2.       Asas ius soli (law of the soil) secara terbatas adalah asas yang menentukan kewarganegaraan seseorang berdasarkan negara tempat kelahiran, yang diberlakukan terbatas bagi anak-anak sesuai dengan ketentuan yang diatur dalam Undang-Undang ini.
3.       Asas kewarganegaraan tunggal adalah asas yang menentukan satu kewarganegaraan bagi setiap orang.
4.       Asas kewarganegaraan ganda terbatas adalah asas yang menentukan kewarganegaraan ganda bagi anak-anak sesuai dengan ketentuan yang diatur dalam Undang-Undang ini.
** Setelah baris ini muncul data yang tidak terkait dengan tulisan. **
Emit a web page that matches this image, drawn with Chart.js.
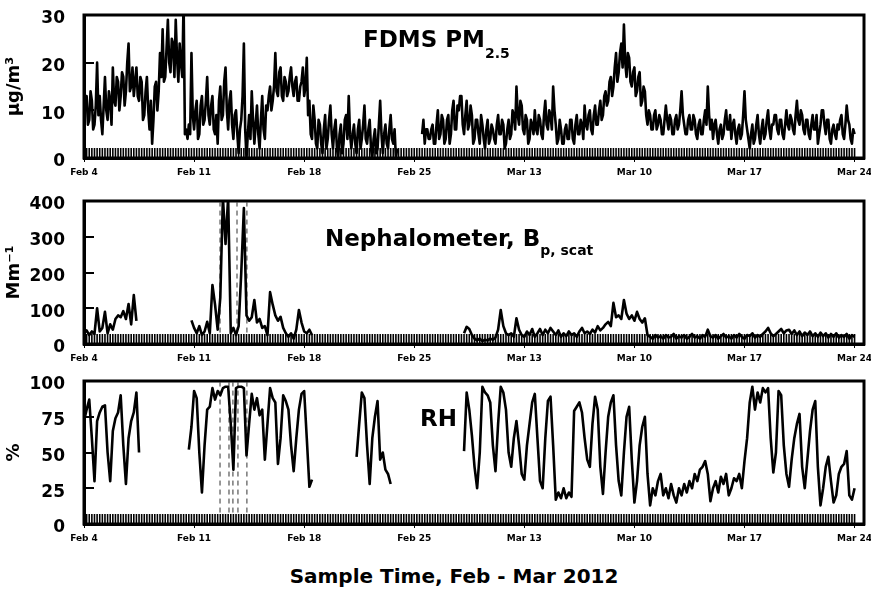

Undang-Undang ini pada dasarnya tidak mengenal kewarganegaraan ganda (bipatride) ataupun tanpa kewarganegaraan (apatride). Kewarganegaraan ganda yang diberikan kepada anak dalam Undang-Undang ini merupakan suatu pengecualian. Mengenai hilangnya kewarganegaraan anak, maka hilangnya kewarganegaraan ayah atau ibu (apabila anak tersebut tidak punya hubungan hukum dengan ayahnya) tidak secara otomatis menyebabkan kewarganegaraan anak menjadi hilang.

Jadi inti dalam hal ini anak adalah subjek hukum yang belum cakap melakukan perbuatan hukum sendiri sehingga harus dibantu oleh orang tua atau walinya yang memiliki kecakapan. Pengaturan status hukum anak hasil perkawinan campuran dalam UU Kewarganegaraan yang baru, memberi pencerahan yang positif, terutama dalam hubungan anak dengan ibunya. Dengan lahirnya UU Kewarganegaraan yang baru, anak yang lahir dari perkawinan seorang Perempuan WNI dengan Pria WNA, maupun anak yang lahir dari perkawinan seorang  Pria WNI dengan Perempuan  WNA,  diakui sebagai Warga Negara Indonesia.
UU kewarganegaraan yang baru ini lebih memberikan jaminan perlindungan bagi warga negara Indonesia. WNI yang kawin campur, dapat tetap berstatus WNI termasuk anak-anak yang dilahirkan dari perkawinan campur tersebut. Anak-anak hasil kawin campur boleh memiliki kewarganegaraan ganda  dan setelah anak berumur 18 tahun, anak memilih sendiri kewarganegaraannya (asas kewarganegaraan ganda terbatas).  Pernyataan untuk memilih tersebut harus disampaikan paling lambat 3 (tiga) tahun setelah anak berusia 18 tahun atau setelah kawin.  Jadi, Undang – undang baru ini lebih memberikan perlindungan, dan status kewarganegaraan anak yang dilahirkan dari “ perkawinan campur” juga jadi lebih jelas.